In the small town of Brightburn, Kansas, farmers Tori and Kyle Breyer (Elizabeth Banks, David Denman) have been trying to have a child unsuccessfully when the answer literally falls out of the sky.  Twelve years later, their son Brandon (Jackson A. Dunn) is going through puberty.  But it's very different for him.
Brandon's growing up is accompanies by super powers: super strength, toughness, flight, heat vision, super speed, and more.  Unfortunately, Brandon is hearing voices from the alien ship he arrived in; he wears a creepy homemade mask; and he feels no guilt when he hurts people -- and he does a lot more than just hurt anyone who he thinks is getting in his way.  When people start vanishing and dying, Kyle becomes very suspicious of his son; but his mother insists that Brandon is a good boy and that there's got to be some other explanation.

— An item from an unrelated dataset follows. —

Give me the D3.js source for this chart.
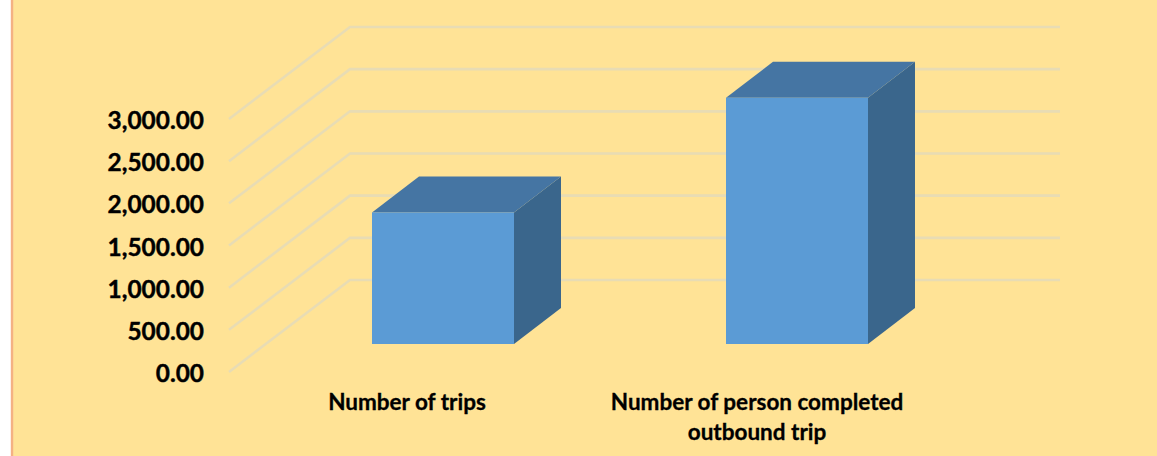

Produced by Peter Gunn, Brightburn really doesn't do anything interesting with its premise.  Jackson A. Dunn is suitably creepy as the sociopath with the power to do pretty much whatever he wants to anyone he wants -- but we don't get beneath his surface, except for seeing him as a literal alien invader.  Banks and Denman play the doting mother and stern father, parental archetypes often seen in movies.  And there are moments of brief but extreme gore, plus an ever-growing body count.  Brightburn is a superficial approach to a radical  change in an iconic superhero.